Data provided:

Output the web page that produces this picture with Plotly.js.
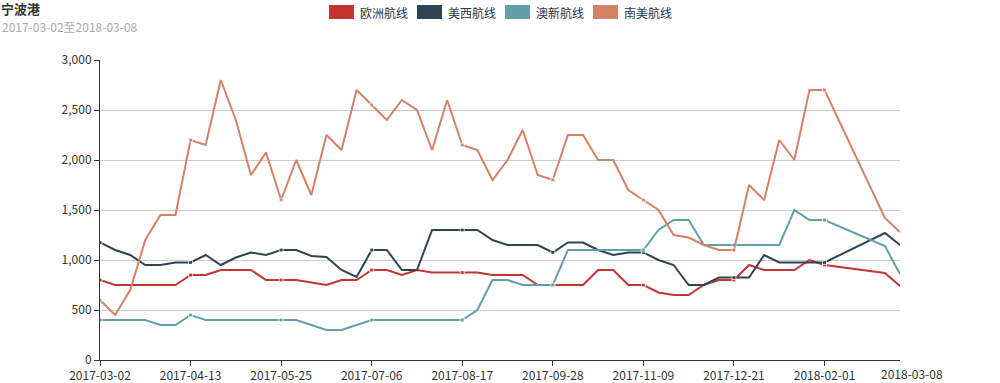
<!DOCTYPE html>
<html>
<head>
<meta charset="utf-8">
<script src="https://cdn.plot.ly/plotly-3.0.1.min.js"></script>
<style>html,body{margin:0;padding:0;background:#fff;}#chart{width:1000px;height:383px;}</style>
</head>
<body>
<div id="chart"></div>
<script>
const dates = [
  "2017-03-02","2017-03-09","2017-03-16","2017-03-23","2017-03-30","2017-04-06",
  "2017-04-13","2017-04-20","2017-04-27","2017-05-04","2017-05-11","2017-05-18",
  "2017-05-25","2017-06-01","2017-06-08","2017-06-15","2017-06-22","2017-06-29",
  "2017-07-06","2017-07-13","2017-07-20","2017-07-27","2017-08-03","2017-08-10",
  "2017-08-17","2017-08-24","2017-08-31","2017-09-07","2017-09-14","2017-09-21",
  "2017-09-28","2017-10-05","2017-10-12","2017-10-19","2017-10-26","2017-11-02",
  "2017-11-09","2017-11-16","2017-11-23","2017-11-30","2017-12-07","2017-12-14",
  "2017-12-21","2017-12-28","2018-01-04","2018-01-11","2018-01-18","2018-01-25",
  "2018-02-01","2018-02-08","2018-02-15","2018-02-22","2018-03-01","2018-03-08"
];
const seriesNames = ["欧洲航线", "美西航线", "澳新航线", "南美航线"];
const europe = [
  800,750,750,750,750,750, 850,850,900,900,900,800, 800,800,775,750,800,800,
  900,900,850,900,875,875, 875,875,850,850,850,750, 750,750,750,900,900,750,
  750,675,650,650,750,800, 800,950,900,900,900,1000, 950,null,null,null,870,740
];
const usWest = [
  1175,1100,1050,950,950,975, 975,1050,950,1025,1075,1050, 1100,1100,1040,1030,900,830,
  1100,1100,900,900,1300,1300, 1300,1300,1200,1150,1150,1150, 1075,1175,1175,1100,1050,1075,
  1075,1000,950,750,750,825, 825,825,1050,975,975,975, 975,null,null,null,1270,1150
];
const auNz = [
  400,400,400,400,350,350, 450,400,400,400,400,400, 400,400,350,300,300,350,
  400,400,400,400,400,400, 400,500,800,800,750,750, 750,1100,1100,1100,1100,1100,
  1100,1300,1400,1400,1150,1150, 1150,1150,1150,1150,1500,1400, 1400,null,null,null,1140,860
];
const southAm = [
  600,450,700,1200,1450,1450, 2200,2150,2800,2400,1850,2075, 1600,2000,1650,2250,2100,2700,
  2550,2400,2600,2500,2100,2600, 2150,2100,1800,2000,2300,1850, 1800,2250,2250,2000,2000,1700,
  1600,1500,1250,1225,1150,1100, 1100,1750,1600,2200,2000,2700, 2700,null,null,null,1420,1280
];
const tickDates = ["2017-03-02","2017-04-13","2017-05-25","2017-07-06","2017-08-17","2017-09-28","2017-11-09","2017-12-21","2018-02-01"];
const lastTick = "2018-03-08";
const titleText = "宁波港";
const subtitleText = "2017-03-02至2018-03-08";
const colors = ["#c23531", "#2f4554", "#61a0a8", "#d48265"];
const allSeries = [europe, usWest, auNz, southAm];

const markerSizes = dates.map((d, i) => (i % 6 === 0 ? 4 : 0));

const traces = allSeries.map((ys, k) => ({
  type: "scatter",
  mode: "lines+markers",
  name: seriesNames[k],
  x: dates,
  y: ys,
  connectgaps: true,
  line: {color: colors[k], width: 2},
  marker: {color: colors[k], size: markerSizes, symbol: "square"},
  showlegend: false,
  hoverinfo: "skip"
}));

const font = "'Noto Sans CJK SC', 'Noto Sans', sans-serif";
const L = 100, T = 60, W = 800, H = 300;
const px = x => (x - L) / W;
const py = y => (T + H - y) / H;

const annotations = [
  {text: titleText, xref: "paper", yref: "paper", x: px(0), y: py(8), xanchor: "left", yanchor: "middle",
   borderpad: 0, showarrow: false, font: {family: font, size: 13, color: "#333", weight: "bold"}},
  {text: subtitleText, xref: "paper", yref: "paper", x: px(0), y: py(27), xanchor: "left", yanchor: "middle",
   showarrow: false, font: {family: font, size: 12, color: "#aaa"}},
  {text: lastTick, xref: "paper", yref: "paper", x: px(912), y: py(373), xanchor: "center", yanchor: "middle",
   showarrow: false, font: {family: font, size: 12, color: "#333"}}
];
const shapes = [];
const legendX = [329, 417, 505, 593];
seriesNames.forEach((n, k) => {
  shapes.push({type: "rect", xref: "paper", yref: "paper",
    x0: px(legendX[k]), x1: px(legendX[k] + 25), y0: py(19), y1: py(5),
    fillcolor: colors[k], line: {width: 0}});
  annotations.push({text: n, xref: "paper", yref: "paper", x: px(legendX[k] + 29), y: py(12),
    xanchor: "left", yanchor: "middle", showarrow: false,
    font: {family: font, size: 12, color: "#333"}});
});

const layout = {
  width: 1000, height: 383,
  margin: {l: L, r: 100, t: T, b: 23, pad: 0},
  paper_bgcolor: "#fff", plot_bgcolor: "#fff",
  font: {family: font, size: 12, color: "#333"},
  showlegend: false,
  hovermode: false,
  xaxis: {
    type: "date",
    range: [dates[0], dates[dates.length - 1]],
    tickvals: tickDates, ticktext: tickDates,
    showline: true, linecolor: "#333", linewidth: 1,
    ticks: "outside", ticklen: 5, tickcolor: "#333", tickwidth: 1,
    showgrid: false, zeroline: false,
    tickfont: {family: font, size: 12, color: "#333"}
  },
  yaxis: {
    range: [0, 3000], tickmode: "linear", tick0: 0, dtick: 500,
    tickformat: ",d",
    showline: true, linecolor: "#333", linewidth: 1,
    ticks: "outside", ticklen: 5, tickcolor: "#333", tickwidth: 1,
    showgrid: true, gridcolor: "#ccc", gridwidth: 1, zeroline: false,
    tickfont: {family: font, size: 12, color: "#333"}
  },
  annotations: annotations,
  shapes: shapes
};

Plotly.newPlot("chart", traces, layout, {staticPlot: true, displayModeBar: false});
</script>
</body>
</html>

Required task: Omit every picture while copying the listing above exactly.

Full response:
Output the web page that produces this picture with Plotly.js.
<!DOCTYPE html>
<html>
<head>
<meta charset="utf-8">
<script src="https://cdn.plot.ly/plotly-3.0.1.min.js"></script>
<style>html,body{margin:0;padding:0;background:#fff;}#chart{width:1000px;height:383px;}</style>
</head>
<body>
<div id="chart"></div>
<script>
const dates = [
  "2017-03-02","2017-03-09","2017-03-16","2017-03-23","2017-03-30","2017-04-06",
  "2017-04-13","2017-04-20","2017-04-27","2017-05-04","2017-05-11","2017-05-18",
  "2017-05-25","2017-06-01","2017-06-08","2017-06-15","2017-06-22","2017-06-29",
  "2017-07-06","2017-07-13","2017-07-20","2017-07-27","2017-08-03","2017-08-10",
  "2017-08-17","2017-08-24","2017-08-31","2017-09-07","2017-09-14","2017-09-21",
  "2017-09-28","2017-10-05","2017-10-12","2017-10-19","2017-10-26","2017-11-02",
  "2017-11-09","2017-11-16","2017-11-23","2017-11-30","2017-12-07","2017-12-14",
  "2017-12-21","2017-12-28","2018-01-04","2018-01-11","2018-01-18","2018-01-25",
  "2018-02-01","2018-02-08","2018-02-15","2018-02-22","2018-03-01","2018-03-08"
];
const seriesNames = ["欧洲航线", "美西航线", "澳新航线", "南美航线"];
const europe = [
  800,750,750,750,750,750, 850,850,900,900,900,800, 800,800,775,750,800,800,
  900,900,850,900,875,875, 875,875,850,850,850,750, 750,750,750,900,900,750,
  750,675,650,650,750,800, 800,950,900,900,900,1000, 950,null,null,null,870,740
];
const usWest = [
  1175,1100,1050,950,950,975, 975,1050,950,1025,1075,1050, 1100,1100,1040,1030,900,830,
  1100,1100,900,900,1300,1300, 1300,1300,1200,1150,1150,1150, 1075,1175,1175,1100,1050,1075,
  1075,1000,950,750,750,825, 825,825,1050,975,975,975, 975,null,null,null,1270,1150
];
const auNz = [
  400,400,400,400,350,350, 450,400,400,400,400,400, 400,400,350,300,300,350,
  400,400,400,400,400,400, 400,500,800,800,750,750, 750,1100,1100,1100,1100,1100,
  1100,1300,1400,1400,1150,1150, 1150,1150,1150,1150,1500,1400, 1400,null,null,null,1140,860
];
const southAm = [
  600,450,700,1200,1450,1450, 2200,2150,2800,2400,1850,2075, 1600,2000,1650,2250,2100,2700,
  2550,2400,2600,2500,2100,2600, 2150,2100,1800,2000,2300,1850, 1800,2250,2250,2000,2000,1700,
  1600,1500,1250,1225,1150,1100, 1100,1750,1600,2200,2000,2700, 2700,null,null,null,1420,1280
];
const tickDates = ["2017-03-02","2017-04-13","2017-05-25","2017-07-06","2017-08-17","2017-09-28","2017-11-09","2017-12-21","2018-02-01"];
const lastTick = "2018-03-08";
const titleText = "宁波港";
const subtitleText = "2017-03-02至2018-03-08";
const colors = ["#c23531", "#2f4554", "#61a0a8", "#d48265"];
const allSeries = [europe, usWest, auNz, southAm];

const markerSizes = dates.map((d, i) => (i % 6 === 0 ? 4 : 0));

const traces = allSeries.map((ys, k) => ({
  type: "scatter",
  mode: "lines+markers",
  name: seriesNames[k],
  x: dates,
  y: ys,
  connectgaps: true,
  line: {color: colors[k], width: 2},
  marker: {color: colors[k], size: markerSizes, symbol: "square"},
  showlegend: false,
  hoverinfo: "skip"
}));

const font = "'Noto Sans CJK SC', 'Noto Sans', sans-serif";
const L = 100, T = 60, W = 800, H = 300;
const px = x => (x - L) / W;
const py = y => (T + H - y) / H;

const annotations = [
  {text: titleText, xref: "paper", yref: "paper", x: px(0), y: py(8), xanchor: "left", yanchor: "middle",
   borderpad: 0, showarrow: false, font: {family: font, size: 13, color: "#333", weight: "bold"}},
  {text: subtitleText, xref: "paper", yref: "paper", x: px(0), y: py(27), xanchor: "left", yanchor: "middle",
   showarrow: false, font: {family: font, size: 12, color: "#aaa"}},
  {text: lastTick, xref: "paper", yref: "paper", x: px(912), y: py(373), xanchor: "center", yanchor: "middle",
   showarrow: false, font: {family: font, size: 12, color: "#333"}}
];
const shapes = [];
const legendX = [329, 417, 505, 593];
seriesNames.forEach((n, k) => {
  shapes.push({type: "rect", xref: "paper", yref: "paper",
    x0: px(legendX[k]), x1: px(legendX[k] + 25), y0: py(19), y1: py(5),
    fillcolor: colors[k], line: {width: 0}});
  annotations.push({text: n, xref: "paper", yref: "paper", x: px(legendX[k] + 29), y: py(12),
    xanchor: "left", yanchor: "middle", showarrow: false,
    font: {family: font, size: 12, color: "#333"}});
});

const layout = {
  width: 1000, height: 383,
  margin: {l: L, r: 100, t: T, b: 23, pad: 0},
  paper_bgcolor: "#fff", plot_bgcolor: "#fff",
  font: {family: font, size: 12, color: "#333"},
  showlegend: false,
  hovermode: false,
  xaxis: {
    type: "date",
    range: [dates[0], dates[dates.length - 1]],
    tickvals: tickDates, ticktext: tickDates,
    showline: true, linecolor: "#333", linewidth: 1,
    ticks: "outside", ticklen: 5, tickcolor: "#333", tickwidth: 1,
    showgrid: false, zeroline: false,
    tickfont: {family: font, size: 12, color: "#333"}
  },
  yaxis: {
    range: [0, 3000], tickmode: "linear", tick0: 0, dtick: 500,
    tickformat: ",d",
    showline: true, linecolor: "#333", linewidth: 1,
    ticks: "outside", ticklen: 5, tickcolor: "#333", tickwidth: 1,
    showgrid: true, gridcolor: "#ccc", gridwidth: 1, zeroline: false,
    tickfont: {family: font, size: 12, color: "#333"}
  },
  annotations: annotations,
  shapes: shapes
};

Plotly.newPlot("chart", traces, layout, {staticPlot: true, displayModeBar: false});
</script>
</body>
</html>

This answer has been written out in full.